Though Trump’s lawyers declined to comment, people close to Trump argue that Cohen would not be sentenced now if he had substantially more to offer to investigators — and they note that the Southern District memo cited Cohen’s “pattern of deception that permeated his professional life.” What’s more, people who have worked for the Southern District have said that prosecutors might say things in a sentencing memo that they would not attempt to pursue as a separate case.

Trump lashed out at Cohen on Twitter in recent days, saying, “He lied for this outcome and should, in my opinion, serve a full and complete sentence.”

One of the campaign finance charges Cohen pleaded guilty to centered on Cohen paying $130,000 to adult film actress Stormy Daniels, who said she had an affair with Trump. The payment amounted to an excessive contribution to Trump’s campaign, prosecutors said, arguing that her silence helped his election chances and that campaign finance law prohibits individuals from donating more than $2,700 to a presidential candidate in the general election.

Cohen also pleaded guilty to “causing” an illegal corporate donation to Trump when he urged American Media Inc., which publishes the National Enquirer, to buy the rights to a former Playboy model’s story of an affair with Trump. The deal effectively silenced the model, Karen McDougal, for the remainder of the campaign.

Cohen has also told the Southern District that Weisselberg, who is one of Trump’s longtime loyalists, was involved in discussions about how to pay Daniels, according to a person briefed on the matter. Cohen linked him to the deal with American Media Inc. as well.

During the campaign, Cohen recorded a conversation he had with Trump about buying the rights to negative information American Media had collected on Trump. Cohen told Trump, who did not know he was being recorded, that “I’ve spoken to Allen Weisselberg about how to set the whole thing up.” The deal was signed by American Media and Cohen, according to court papers. But a person familiar with the arrangement said that Trump balked at reimbursing America Media, as had been agreed to, and the media company was never reimbursed in relation to McDougal.

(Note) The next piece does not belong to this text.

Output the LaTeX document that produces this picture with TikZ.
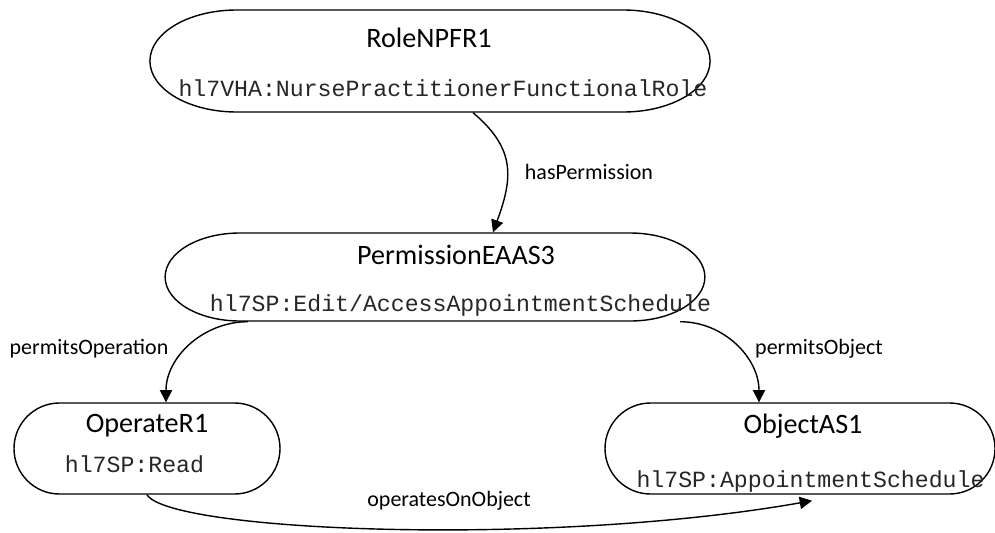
\documentclass[tikz,border=0pt]{standalone}
\usepackage{fontspec}
\setmainfont{Carlito}
\setmonofont{Liberation Mono}
\usetikzlibrary{arrows.meta, positioning, shapes.misc}

\begin{document}
\begin{tikzpicture}[
        >={Triangle[length=7pt, width=7pt]},
        pill/.style={rounded rectangle, draw, line width=0.8pt, inner sep=0pt},
        ttl/.style={font=\fontsize{16}{18}\selectfont, inner sep=0pt},
        iri/.style={font=\ttfamily\fontsize{13.2}{15}\selectfont, text=black!85, inner sep=0pt},
        e/.style={->, line width=0.8pt},
        lbl/.style={font=\fontsize{12.5}{14}\selectfont, inner sep=0pt}
    ]
        \useasboundingbox (0,0) rectangle (19.9,10.64);

        \node[pill, xscale=1.7, minimum width=6.59cm, minimum height=2.04cm] (role) at (8.6,9.42) {};
        \node[pill, xscale=1.7, minimum width=6.35cm, minimum height=1.76cm] (perm) at (8.7,5.1) {};
        \node[pill, minimum width=5.32cm, minimum height=1.82cm] (oper) at (2.94,1.67) {};
        \node[pill, minimum width=7.8cm, minimum height=1.82cm] (obj) at (16.0,1.67) {};

        \node[ttl] (role-t) at (8.58,9.88) {RoleNPFR1};
        \node[iri] (role-c) at (8.86,8.88) {hl7VHA:NursePractitionerFunctionalRole};
        \node[ttl] (perm-t) at (9.12,5.54) {PermissionEAAS3};
        \node[iri] (perm-c) at (9.21,4.54) {hl7SP:Edit/AccessAppointmentSchedule};
        \node[ttl] (oper-t) at (2.94,2.12) {OperateR1};
        \node[iri] (oper-c) at (2.69,1.36) {hl7SP:Read};
        \node[ttl] (obj-t) at (16.06,2.12) {ObjectAS1};
        \node[iri] (obj-c) at (16.21,1.02) {hl7SP:AppointmentSchedule};

        \node[lbl] (l1) at (11.78,7.2) {hasPermission};
        \node[lbl] (l2) at (1.78,3.66) {permitsOperation};
        \node[lbl] (l3) at (16.38,3.66) {permitsObject};
        \node[lbl] (l4) at (8.98,0.62) {operatesOnObject};

        \draw[e] ([xshift=0.86cm]role.south) to[out=-40, in=70, looseness=1.2] ([xshift=1.16cm]perm.north);
        \draw[e] ([xshift=-3.74cm]perm.south) to[out=180, in=90] ([xshift=0.38cm]oper.north);
        \draw[e] ([xshift=4.9cm]perm.south) to[out=0, in=90] ([xshift=-0.82cm]obj.north);
        \draw[e] (oper.south) .. controls (3.4,0.0) and (11,-0.3) .. ([xshift=0.24cm,yshift=-0.12cm]obj.south);
\end{tikzpicture}
\end{document}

But after the campaign, Weisselberg handled reimbursing Cohen for the payment to Daniels, according to people briefed on the matter. In early 2017, Cohen sought to recoup the $130,000 he paid out of his own pocket to Daniels as well as $50,000 he spent on a technology company in connection with the campaign, prosecutors have said.

Not only did the Trump Organization repay those expenses, but it agreed to pay taxes Cohen might have incurred on the reimbursements. This decision to “gross up” Cohen went against the Trump Organization’s typical reimbursement practices, people briefed on the matter said.

The company also agreed to pay Cohen a $60,000 bonus. (Cohen left the company once Trump became president). In total, the company paid Cohen $420,000, doled out in monthly installments of $35,000. In internal documents, the company “falsely accounted” for the payments as “legal expenses,” when, in fact, they were campaign expenditures, prosecutors say. Weisselberg spoke with prosecutors earlier this year from the Southern District when they were investigating Cohen. It is unclear what he said, and it is believed that he spoke on the condition that his statements could not be used against him.

One person familiar with Weisselberg’s work at the Trump Organization, who was not authorized to speak on his behalf, suggested that he may not have known the purpose of Cohen’s reimbursements, noting that Cohen often did personal legal work for the president and his family. That kind of work was generally performed with few, if any, questions asked, the person said.